AIM OF THE EXERCISE |
Starting with the first line of the data below, copy each line up to and including the one containing "plt.rcParams['axes.unicode_minus'] = False". Pictures stay out.

INFORMATION SHOWN |
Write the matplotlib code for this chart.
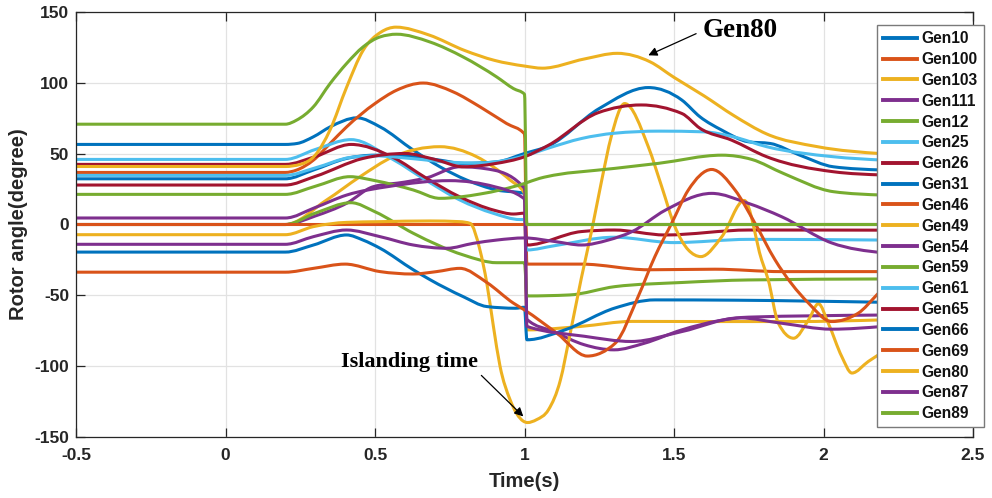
import matplotlib
matplotlib.use("Agg")
import numpy as np
import matplotlib.pyplot as plt
from matplotlib.path import Path
from matplotlib.patches import PathPatch
from matplotlib.lines import Line2D

plt.rcParams['font.family'] = ['Liberation Sans', 'DejaVu Sans']
plt.rcParams['axes.unicode_minus'] = False

# Rotor angle traces (time s, angle deg)
GEN10 = [(-0.5, 56.6), (0.2, 56.6), (0.24, 57.3), (0.294, 62), (0.35, 69), (0.44, 75.4), (0.517, 69),
         (0.628, 52.6), (0.717, 40.8), (0.807, 31.4), (0.907, 24.4), (1.0, 22), (1.008, 0), (2.2, 0)]
GEN100 = [(-0.5, 36.8), (0.2, 36.8), (0.238, 38.5), (0.294, 45.5), (0.35, 57.3), (0.405, 69), (0.5, 85.5),
          (0.572, 94.9), (0.661, 100), (0.762, 93.7), (0.851, 83.2), (0.94, 71.4), (1.0, 64), (1.008, -28),
          (1.19, -28), (1.414, -32), (1.637, -31.6), (1.86, -33.3), (2.2, -33.3)]
GEN103 = [(-0.5, 0), (0.2, 0), (0.338, 17.3), (0.45, 33.8), (0.561, 47.9), (0.717, 55), (0.84, 47.9),
          (0.952, 31.4), (1.0, 22), (1.008, -74.5), (1.19, -72), (1.36, -68.5), (1.64, -68.6), (1.9, -68.6),
          (2.2, -67.4)]
GEN111 = [(-0.5, 0), (0.2, 0), (0.3, 6), (0.405, 15), (0.494, 26.7), (0.6, 30), (0.673, 33), (0.784, 40.8),
          (0.896, 38.5), (1.0, 25.5), (1.008, -67), (1.1, -76), (1.2, -85), (1.3, -88.6), (1.4, -84),
          (1.526, -74.5), (1.65, -68), (1.748, -65.5), (2.2, -64)]
GEN12 = [(-0.5, 0), (0.2, 0), (0.3, 8), (0.42, 15.4), (0.5, 9), (0.628, -6.2), (0.795, -21.5), (0.907, -27),
         (1.0, -27), (1.008, -50.5), (1.15, -49.8), (1.303, -43.9), (1.526, -41), (1.748, -39.2), (2.2, -38.5)]
GEN25 = [(-0.5, 46), (0.2, 46), (0.3, 53), (0.42, 60), (0.56, 46), (0.67, 31.4), (0.784, 17.3), (0.896, 7.9),
         (0.985, 3.5), (1.0, 3.5), (1.008, -18), (1.1, -15), (1.3, -9), (1.5, -12.8), (1.75, -10.5), (2.2, -11)]
GEN26 = [(-0.5, 42.5), (0.2, 42.5), (0.3, 48), (0.42, 56.6), (0.56, 47.5), (0.67, 33), (0.784, 19.5),
         (0.9, 10), (0.963, 7.4), (1.0, 8), (1.008, -14.5), (1.19, -5), (1.3, -3.9), (1.47, -7.4),
         (1.75, -3.9), (2.2, -4)]
GEN31 = [(-0.5, 32.3), (0.2, 32.3), (0.294, 38.5), (0.405, 46.7), (0.5, 49), (0.628, 47.9), (0.717, 45.5),
         (0.795, 43.2), (0.907, 44.3), (1.0, 50.2), (1.08, 55.5), (1.25, 82), (1.414, 96.8), (1.526, 88),
         (1.587, 76.1), (1.66, 66.7), (1.748, 58.5), (1.821, 57.3), (1.921, 49), (2.033, 40.8), (2.2, 38.5)]
GEN46 = [(-0.5, 0), (2.2, 0)]
GEN49 = [(-0.5, -7.2), (0.2, -7.2), (0.294, -1.5), (0.405, 1.5), (0.517, 2), (0.684, 2.5), (0.784, 2),
         (0.818, 0.8), (0.851, -18), (0.874, -41.5), (0.896, -72), (0.918, -100), (0.952, -124),
         (0.996, -139), (1.01, -140), (1.04, -138), (1.08, -131), (1.12, -110), (1.15, -80), (1.19, -38),
         (1.225, -4), (1.258, 31), (1.29, 62), (1.335, 85.5), (1.414, 55), (1.459, 26.7), (1.503, -1.5),
         (1.548, -18), (1.59, -22.7), (1.66, -8.6), (1.735, 17), (1.793, -25), (1.815, -39), (1.849, -69.8),
         (1.9, -80.4), (1.95, -67.4), (1.983, -56), (2.016, -69.8), (2.061, -93.3), (2.095, -105),
         (2.15, -96.8), (2.2, -90)]
GEN54 = [(-0.5, -14), (0.2, -14), (0.294, -8.6), (0.405, -3.9), (0.517, -8.6), (0.628, -14.5), (0.74, -16.8),
         (0.829, -13.3), (0.907, -11), (1.0, -9.5), (1.1, -12), (1.191, -14.5), (1.28, -11), (1.36, -5),
         (1.47, 10), (1.626, 22), (1.748, 15), (1.86, 5.5), (2.027, -13), (2.2, -20)]
GEN59 = [(-0.5, 21.3), (0.2, 21.3), (0.3, 27), (0.416, 33.8), (0.5, 31), (0.628, 24.4), (0.717, 18.5),
         (0.85, 21.5), (1.0, 29), (1.05, 32.6), (1.303, 39.7), (1.447, 43.2), (1.66, 49), (1.76, 46),
         (1.866, 36.1), (2.033, 23.2), (2.2, 20.8)]
GEN61 = [(-0.5, 34.7), (0.2, 34.7), (0.3, 40), (0.42, 47.5), (0.5, 48.5), (0.628, 46.5), (0.75, 44),
         (0.85, 43.5), (1.0, 48.5), (1.08, 54), (1.191, 60.8), (1.3, 64.5), (1.45, 66), (1.6, 65.5),
         (1.698, 62), (1.81, 55), (2.033, 47.9), (2.2, 45.5)]
GEN65 = [(-0.5, 27.9), (0.2, 27.9), (0.3, 34), (0.46, 46.7), (0.6, 50.2), (0.7, 46), (0.795, 40.8),
         (0.9, 43), (1.0, 47.9), (1.08, 56), (1.246, 79), (1.39, 84.5), (1.526, 78.5), (1.587, 68),
         (1.693, 59.6), (1.81, 47.9), (2.033, 37.3), (2.2, 35)]
GEN66 = [(-0.5, -19.5), (0.2, -19.5), (0.294, -14.5), (0.405, -7.4), (0.46, -11), (0.517, -16.8),
         (0.628, -32), (0.684, -39), (0.795, -51), (0.874, -58), (0.97, -59.2), (1.0, -58.5), (1.008, -81.5),
         (1.135, -74.5), (1.303, -59), (1.436, -53.3), (1.7, -53.5), (2.2, -55)]
GEN69 = [(-0.5, -33.7), (0.2, -33.7), (0.294, -31), (0.4, -28), (0.517, -33.3), (0.627, -35), (0.706, -33.3),
         (0.784, -31), (0.874, -41), (0.963, -55.6), (1.0, -60.4), (1.108, -76.8), (1.21, -93), (1.303, -84),
         (1.38, -51), (1.436, -22.7), (1.492, 0.8), (1.548, 24.4), (1.626, 38.9), (1.704, 24.4),
         (1.771, 0.8), (1.838, -25), (1.95, -55.6), (2.027, -68.6), (2.116, -62.7), (2.178, -49.8),
         (2.2, -45)]
GEN80 = [(-0.5, 41), (0.2, 41), (0.25, 42.5), (0.3, 49), (0.35, 67), (0.405, 97), (0.46, 123), (0.52, 136),
         (0.57, 139.5), (0.68, 134), (0.8, 123), (0.9, 116), (1.0, 112), (1.06, 110.5), (1.2, 117),
         (1.31, 121), (1.42, 115), (1.5, 104), (1.6, 91), (1.7, 77), (1.81, 64), (1.98, 55), (2.2, 50)]
GEN87 = [(-0.5, 4.6), (0.2, 4.6), (0.3, 12), (0.405, 20.8), (0.55, 27), (0.75, 31), (0.9, 26.7), (1.0, 18),
         (1.008, -72), (1.2, -79), (1.358, -82.7), (1.526, -75.7), (1.72, -66), (1.86, -69.8),
         (2.027, -74), (2.2, -72)]
GEN89 = [(-0.5, 70.9), (0.2, 70.9), (0.238, 73.8), (0.294, 83.2), (0.35, 99.7), (0.405, 113.8),
         (0.46, 125.5), (0.517, 132.6), (0.572, 134.5), (0.684, 129), (0.795, 118.4), (0.907, 104.3),
         (0.963, 96.1), (1.0, 92.1), (1.008, 0), (2.2, 0)]

NAMES = ['Gen10', 'Gen100', 'Gen103', 'Gen111', 'Gen12', 'Gen25', 'Gen26', 'Gen31', 'Gen46', 'Gen49',
         'Gen54', 'Gen59', 'Gen61', 'Gen65', 'Gen66', 'Gen69', 'Gen80', 'Gen87', 'Gen89']
TRACES = [GEN10, GEN100, GEN103, GEN111, GEN12, GEN25, GEN26, GEN31, GEN46, GEN49,
          GEN54, GEN59, GEN61, GEN65, GEN66, GEN69, GEN80, GEN87, GEN89]

X_TICKS = [-0.5, 0, 0.5, 1, 1.5, 2, 2.5]
X_TICK_LABELS = ['-0.5', '0', '0.5', '1', '1.5', '2', '2.5']
Y_TICKS = [-150, -100, -50, 0, 50, 100, 150]

PALETTE = ['#0072BD', '#D95319', '#EDB120', '#7E2F8E', '#77AC30', '#4DBEEE', '#A2142F']


def monotone_path(points):
    """Smooth monotone cubic Bezier path through the given (x, y) points."""
    x = np.array([p[0] for p in points], float)
    y = np.array([p[1] for p in points], float)
    n = len(x)
    if n == 2:
        return Path(np.column_stack([x, y]), [Path.MOVETO, Path.LINETO])
    h = np.diff(x)
    s = np.diff(y) / h
    m = np.zeros(n)
    for i in range(1, n - 1):
        s0, s1 = s[i - 1], s[i]
        p = (s0 * h[i] + s1 * h[i - 1]) / (h[i - 1] + h[i])
        m[i] = (np.sign(s0) + np.sign(s1)) * min(abs(s0), abs(s1), 0.5 * abs(p))
    m[0] = (3 * s[0] - m[1]) / 2
    m[-1] = (3 * s[-1] - m[-2]) / 2
    verts = [(x[0], y[0])]
    codes = [Path.MOVETO]
    for i in range(n - 1):
        dx = h[i] / 3
        verts += [(x[i] + dx, y[i] + dx * m[i]), (x[i + 1] - dx, y[i + 1] - dx * m[i + 1]),
                  (x[i + 1], y[i + 1])]
        codes += [Path.CURVE4] * 3
    return Path(verts, codes)


fig = plt.figure(figsize=(9.92, 4.98), dpi=100)
ax = fig.add_axes([76 / 992, 1 - 436.7 / 498, 897 / 992, 424.4 / 498])

handles = []
for k, (name, pts) in enumerate(zip(NAMES, TRACES)):
    color = PALETTE[k % len(PALETTE)]
    patch = PathPatch(monotone_path(pts), facecolor='none', edgecolor=color, lw=2.2,
                      capstyle='round', joinstyle='round', zorder=2 + k * 0.01)
    ax.add_patch(patch)
    handles.append(Line2D([], [], color=color, lw=2.8, label=name))

ax.set_xlim(-0.5, 2.5)
ax.set_ylim(-150, 150)
ax.set_xticks(X_TICKS)
ax.set_xticklabels(X_TICK_LABELS)
ax.set_yticks(Y_TICKS)
ax.grid(True, color='#e2e2e2', lw=0.9)
ax.set_axisbelow(True)
ax.tick_params(direction='in', length=6.5, width=0.9, color='#262626', top=True, right=True,
               labelsize=12.5, labelcolor='#262626')
ax.tick_params(axis='x', pad=8)
ax.tick_params(axis='y', pad=5)
for lab in ax.get_xticklabels() + ax.get_yticklabels():
    lab.set_fontweight('bold')
for sp in ax.spines.values():
    sp.set_color('#262626')
    sp.set_linewidth(0.9)

ax.set_xlabel('Time(s)', fontsize=14.5, fontweight='bold', color='#262626')
ax.set_ylabel('Rotor angle(degree)', fontsize=14.5, fontweight='bold', color='#262626')
ax.xaxis.set_label_coords(0.5, -0.082)
ax.yaxis.set_label_coords(-0.054, 0.5)

serif = ['Liberation Serif', 'DejaVu Serif']
ax.annotate('Gen80', xy=(1.414, 119.6), xytext=(1.596, 137), textcoords='data',
            ha='left', va='center', fontsize=19.5, fontweight='bold', family=serif, zorder=10,
            arrowprops=dict(arrowstyle='-|>', color='k', lw=0.9, mutation_scale=13,
                            shrinkA=3, shrinkB=0, relpos=(0, 0.5)))
ax.annotate('Islanding time', xy=(0.996, -135.7), xytext=(0.614, -97), textcoords='data',
            ha='center', va='center', fontsize=16, fontweight='bold', family=serif, zorder=10,
            arrowprops=dict(arrowstyle='-|>', color='k', lw=0.9, mutation_scale=13,
                            shrinkA=1, shrinkB=0, relpos=(1, 0)))

leg = fig.legend(handles=handles, loc='upper left', bbox_to_anchor=(877 / 992, 1 - 25 / 498),
                 bbox_transform=fig.transFigure, prop={'weight': 'bold', 'size': 11.2},
                 frameon=True, fancybox=False, borderaxespad=0, borderpad=0.4, labelspacing=0.375,
                 handlelength=2.2, handletextpad=0.25)
leg.get_frame().set_edgecolor('#7a7a7a')
leg.get_frame().set_linewidth(1.0)
leg.get_frame().set_alpha(1)
for t in leg.get_texts():
    t.set_color('#111111')

fig.savefig('out.png', dpi=100)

OUTPUT FOR THIS TASK |
Write the matplotlib code for this chart.
import matplotlib
matplotlib.use("Agg")
import numpy as np
import matplotlib.pyplot as plt
from matplotlib.path import Path
from matplotlib.patches import PathPatch
from matplotlib.lines import Line2D

plt.rcParams['font.family'] = ['Liberation Sans', 'DejaVu Sans']
plt.rcParams['axes.unicode_minus'] = False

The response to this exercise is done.